### PROBLEM
Starting at the first line of the data below, retype every line up to and including the one containing "W, H, BAR_PX = 637, 255, 10".

________

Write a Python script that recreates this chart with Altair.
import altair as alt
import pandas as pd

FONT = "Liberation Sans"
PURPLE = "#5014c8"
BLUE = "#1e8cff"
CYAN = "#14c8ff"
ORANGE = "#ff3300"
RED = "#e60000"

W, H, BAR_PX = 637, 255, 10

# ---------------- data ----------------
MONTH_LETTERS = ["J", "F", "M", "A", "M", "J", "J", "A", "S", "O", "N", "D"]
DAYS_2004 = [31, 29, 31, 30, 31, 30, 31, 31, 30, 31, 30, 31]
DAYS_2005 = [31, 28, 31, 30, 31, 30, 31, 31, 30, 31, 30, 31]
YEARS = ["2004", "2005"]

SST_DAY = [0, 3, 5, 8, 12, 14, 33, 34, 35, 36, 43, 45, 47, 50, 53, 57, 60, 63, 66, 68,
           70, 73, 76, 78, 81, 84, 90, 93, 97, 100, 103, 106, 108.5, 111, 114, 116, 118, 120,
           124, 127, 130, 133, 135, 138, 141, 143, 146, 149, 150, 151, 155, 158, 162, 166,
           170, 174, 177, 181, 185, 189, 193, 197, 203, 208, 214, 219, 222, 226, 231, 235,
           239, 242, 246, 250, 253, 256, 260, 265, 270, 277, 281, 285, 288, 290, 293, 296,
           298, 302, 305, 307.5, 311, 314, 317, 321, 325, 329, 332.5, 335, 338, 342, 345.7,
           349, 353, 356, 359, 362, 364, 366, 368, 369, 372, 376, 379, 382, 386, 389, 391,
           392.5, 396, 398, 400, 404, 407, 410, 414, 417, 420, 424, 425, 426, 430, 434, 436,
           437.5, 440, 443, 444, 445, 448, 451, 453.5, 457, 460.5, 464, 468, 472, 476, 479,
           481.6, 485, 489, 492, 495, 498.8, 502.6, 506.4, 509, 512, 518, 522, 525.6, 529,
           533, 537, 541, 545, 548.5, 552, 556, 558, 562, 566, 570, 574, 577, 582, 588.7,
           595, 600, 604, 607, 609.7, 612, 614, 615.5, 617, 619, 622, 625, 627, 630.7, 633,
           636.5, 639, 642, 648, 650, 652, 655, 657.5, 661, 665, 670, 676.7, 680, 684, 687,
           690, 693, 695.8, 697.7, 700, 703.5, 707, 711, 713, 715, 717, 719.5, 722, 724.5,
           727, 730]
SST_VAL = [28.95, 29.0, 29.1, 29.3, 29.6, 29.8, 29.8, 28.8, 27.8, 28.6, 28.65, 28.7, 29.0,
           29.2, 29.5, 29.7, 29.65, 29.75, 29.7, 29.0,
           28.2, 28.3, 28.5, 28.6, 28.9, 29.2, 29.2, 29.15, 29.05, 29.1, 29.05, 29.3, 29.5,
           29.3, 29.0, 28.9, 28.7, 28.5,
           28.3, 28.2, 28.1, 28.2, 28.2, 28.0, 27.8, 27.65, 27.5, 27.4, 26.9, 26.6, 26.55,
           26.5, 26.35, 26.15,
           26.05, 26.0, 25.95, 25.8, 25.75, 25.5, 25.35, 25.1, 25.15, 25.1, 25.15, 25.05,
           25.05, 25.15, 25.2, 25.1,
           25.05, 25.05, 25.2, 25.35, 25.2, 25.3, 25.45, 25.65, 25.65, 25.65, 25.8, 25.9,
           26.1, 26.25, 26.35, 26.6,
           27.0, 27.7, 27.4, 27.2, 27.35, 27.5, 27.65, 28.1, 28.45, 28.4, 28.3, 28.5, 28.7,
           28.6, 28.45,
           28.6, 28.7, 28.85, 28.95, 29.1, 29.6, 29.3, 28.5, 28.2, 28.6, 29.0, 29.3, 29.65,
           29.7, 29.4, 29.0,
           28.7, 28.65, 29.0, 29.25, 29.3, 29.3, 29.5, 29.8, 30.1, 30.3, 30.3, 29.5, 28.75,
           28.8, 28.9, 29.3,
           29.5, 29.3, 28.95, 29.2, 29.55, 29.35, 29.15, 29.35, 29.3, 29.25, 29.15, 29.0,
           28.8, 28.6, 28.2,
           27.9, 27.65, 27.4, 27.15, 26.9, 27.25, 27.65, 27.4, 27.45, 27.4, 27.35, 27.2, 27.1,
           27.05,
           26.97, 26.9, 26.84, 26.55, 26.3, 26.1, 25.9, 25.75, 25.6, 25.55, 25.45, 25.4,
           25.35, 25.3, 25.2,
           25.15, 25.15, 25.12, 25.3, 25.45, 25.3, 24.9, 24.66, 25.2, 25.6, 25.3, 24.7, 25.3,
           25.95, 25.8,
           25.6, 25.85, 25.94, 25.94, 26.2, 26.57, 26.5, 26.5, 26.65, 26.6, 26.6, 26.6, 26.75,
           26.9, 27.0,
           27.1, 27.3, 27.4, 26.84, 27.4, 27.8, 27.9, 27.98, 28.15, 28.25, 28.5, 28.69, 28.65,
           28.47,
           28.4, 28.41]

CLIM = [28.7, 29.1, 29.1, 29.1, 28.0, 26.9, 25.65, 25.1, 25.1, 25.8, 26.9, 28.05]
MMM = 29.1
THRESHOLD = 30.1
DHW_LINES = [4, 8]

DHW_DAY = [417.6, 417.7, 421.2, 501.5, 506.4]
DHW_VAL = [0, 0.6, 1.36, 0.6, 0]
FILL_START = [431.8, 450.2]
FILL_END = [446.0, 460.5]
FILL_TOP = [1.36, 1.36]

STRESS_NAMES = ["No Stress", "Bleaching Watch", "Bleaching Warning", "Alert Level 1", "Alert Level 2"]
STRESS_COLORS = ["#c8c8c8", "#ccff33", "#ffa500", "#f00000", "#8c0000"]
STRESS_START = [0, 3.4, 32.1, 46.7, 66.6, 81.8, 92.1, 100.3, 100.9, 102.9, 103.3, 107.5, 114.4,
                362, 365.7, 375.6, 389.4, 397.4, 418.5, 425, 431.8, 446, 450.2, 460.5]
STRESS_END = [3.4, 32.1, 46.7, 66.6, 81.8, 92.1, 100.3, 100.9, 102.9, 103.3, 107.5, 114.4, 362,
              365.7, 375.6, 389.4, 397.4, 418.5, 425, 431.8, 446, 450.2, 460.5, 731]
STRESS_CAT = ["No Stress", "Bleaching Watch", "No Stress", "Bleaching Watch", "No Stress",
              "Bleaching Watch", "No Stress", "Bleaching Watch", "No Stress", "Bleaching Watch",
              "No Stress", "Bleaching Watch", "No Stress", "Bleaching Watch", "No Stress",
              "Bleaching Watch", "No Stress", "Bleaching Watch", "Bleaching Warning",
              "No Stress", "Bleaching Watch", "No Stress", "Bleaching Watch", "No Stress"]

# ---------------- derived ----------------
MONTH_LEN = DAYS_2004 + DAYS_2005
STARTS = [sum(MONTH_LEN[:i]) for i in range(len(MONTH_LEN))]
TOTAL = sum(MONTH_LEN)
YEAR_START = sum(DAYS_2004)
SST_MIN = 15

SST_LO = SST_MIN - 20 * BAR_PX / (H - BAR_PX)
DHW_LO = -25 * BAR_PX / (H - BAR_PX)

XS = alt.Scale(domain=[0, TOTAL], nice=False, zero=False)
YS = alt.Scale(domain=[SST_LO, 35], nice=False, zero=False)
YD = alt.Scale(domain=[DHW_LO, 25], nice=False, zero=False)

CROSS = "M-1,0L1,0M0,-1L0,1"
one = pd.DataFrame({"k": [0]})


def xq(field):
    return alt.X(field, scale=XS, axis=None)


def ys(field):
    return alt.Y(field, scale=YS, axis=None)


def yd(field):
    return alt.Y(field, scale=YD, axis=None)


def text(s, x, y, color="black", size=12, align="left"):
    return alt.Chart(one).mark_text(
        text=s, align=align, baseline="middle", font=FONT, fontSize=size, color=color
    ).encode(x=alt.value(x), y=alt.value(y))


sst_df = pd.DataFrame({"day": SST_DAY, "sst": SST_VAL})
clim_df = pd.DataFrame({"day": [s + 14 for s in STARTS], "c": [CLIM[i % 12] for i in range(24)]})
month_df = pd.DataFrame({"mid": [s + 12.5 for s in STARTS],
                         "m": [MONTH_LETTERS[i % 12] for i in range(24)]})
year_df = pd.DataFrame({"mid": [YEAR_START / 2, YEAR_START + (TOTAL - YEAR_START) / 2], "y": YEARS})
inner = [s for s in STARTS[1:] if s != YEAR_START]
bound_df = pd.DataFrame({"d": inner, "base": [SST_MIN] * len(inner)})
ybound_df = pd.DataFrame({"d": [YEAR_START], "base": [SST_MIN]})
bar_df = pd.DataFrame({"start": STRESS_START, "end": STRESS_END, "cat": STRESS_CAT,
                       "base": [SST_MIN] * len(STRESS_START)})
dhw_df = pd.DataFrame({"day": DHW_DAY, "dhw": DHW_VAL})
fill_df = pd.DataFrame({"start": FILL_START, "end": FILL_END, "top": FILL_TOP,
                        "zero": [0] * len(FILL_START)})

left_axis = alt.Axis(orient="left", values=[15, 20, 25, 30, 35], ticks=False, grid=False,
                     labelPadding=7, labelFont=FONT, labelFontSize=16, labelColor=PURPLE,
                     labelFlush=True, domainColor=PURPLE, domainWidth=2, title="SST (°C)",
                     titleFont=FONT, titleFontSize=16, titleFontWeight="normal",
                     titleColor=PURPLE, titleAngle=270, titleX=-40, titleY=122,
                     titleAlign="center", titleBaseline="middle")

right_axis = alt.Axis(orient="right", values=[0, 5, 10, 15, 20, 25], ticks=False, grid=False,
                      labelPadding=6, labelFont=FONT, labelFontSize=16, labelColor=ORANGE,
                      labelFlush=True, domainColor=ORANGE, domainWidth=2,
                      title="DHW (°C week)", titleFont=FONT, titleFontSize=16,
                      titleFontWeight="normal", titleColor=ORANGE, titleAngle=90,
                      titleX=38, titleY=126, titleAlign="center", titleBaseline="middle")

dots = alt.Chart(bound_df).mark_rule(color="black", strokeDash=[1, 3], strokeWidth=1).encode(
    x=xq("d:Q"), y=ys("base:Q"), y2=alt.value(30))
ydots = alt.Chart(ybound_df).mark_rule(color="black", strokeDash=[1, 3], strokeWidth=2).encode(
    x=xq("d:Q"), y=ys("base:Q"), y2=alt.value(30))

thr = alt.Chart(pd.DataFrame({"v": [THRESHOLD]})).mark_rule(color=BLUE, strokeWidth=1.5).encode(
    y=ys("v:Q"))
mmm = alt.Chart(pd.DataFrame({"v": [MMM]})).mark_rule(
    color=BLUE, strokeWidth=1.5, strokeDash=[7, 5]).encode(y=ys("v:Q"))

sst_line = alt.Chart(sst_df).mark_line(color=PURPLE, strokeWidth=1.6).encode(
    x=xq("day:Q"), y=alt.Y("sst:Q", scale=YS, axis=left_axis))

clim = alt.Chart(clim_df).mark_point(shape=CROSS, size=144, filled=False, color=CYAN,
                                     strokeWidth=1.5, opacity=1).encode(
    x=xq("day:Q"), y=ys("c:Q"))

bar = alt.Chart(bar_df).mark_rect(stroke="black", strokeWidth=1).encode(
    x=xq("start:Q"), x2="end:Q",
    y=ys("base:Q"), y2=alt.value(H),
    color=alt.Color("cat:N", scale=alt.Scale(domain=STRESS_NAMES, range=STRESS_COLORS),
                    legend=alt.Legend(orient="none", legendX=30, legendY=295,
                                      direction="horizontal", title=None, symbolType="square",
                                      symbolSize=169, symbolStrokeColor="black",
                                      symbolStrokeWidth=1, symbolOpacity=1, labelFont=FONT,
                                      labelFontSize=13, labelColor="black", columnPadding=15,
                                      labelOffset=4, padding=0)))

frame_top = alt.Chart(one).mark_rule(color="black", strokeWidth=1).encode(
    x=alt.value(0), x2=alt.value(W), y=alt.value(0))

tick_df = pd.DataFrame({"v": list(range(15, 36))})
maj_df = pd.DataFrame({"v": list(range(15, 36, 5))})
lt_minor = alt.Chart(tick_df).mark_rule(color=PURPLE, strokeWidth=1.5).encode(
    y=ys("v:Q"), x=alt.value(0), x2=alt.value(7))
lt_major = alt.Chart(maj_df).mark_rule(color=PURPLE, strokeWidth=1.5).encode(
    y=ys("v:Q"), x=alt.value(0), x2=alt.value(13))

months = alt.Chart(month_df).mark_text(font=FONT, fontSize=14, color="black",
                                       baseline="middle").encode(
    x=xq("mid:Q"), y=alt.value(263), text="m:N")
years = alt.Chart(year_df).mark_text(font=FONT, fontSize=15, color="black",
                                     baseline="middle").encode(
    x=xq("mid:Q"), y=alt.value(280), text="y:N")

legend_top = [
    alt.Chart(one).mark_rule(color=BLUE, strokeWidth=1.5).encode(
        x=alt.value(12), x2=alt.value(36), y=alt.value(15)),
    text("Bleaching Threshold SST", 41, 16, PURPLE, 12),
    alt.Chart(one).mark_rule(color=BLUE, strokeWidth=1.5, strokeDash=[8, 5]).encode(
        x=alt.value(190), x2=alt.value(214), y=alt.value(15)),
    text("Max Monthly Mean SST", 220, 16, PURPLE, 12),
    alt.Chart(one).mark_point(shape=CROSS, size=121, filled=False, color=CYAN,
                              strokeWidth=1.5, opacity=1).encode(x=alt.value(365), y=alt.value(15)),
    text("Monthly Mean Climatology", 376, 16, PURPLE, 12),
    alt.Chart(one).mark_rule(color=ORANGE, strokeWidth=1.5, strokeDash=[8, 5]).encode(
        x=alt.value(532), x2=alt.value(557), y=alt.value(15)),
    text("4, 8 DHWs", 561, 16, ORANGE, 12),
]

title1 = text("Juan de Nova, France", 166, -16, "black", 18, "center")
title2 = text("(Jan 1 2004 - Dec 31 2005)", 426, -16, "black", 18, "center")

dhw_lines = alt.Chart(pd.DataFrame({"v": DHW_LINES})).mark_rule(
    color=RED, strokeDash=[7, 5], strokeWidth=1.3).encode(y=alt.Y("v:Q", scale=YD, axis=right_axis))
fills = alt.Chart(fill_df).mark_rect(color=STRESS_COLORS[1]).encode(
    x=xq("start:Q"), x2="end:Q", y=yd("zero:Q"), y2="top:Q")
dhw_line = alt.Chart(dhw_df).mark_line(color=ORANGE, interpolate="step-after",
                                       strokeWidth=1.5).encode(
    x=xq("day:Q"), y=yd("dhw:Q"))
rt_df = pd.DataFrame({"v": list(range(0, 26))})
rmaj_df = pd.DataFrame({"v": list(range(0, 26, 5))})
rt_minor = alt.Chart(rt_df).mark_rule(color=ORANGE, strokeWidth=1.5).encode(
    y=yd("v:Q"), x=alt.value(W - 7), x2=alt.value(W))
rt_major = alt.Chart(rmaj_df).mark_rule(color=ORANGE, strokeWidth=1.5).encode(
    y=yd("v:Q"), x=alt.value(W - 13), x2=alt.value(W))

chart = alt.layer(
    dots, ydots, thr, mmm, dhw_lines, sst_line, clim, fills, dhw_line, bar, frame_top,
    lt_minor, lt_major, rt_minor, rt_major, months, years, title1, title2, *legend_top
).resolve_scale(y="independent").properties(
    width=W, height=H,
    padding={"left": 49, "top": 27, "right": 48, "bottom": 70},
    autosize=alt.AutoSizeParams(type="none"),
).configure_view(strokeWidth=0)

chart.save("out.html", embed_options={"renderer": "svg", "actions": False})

________

### SOLUTION TO THE EXERCISE
Write a Python script that recreates this chart with Altair.
import altair as alt
import pandas as pd

FONT = "Liberation Sans"
PURPLE = "#5014c8"
BLUE = "#1e8cff"
CYAN = "#14c8ff"
ORANGE = "#ff3300"
RED = "#e60000"

W, H, BAR_PX = 637, 255, 10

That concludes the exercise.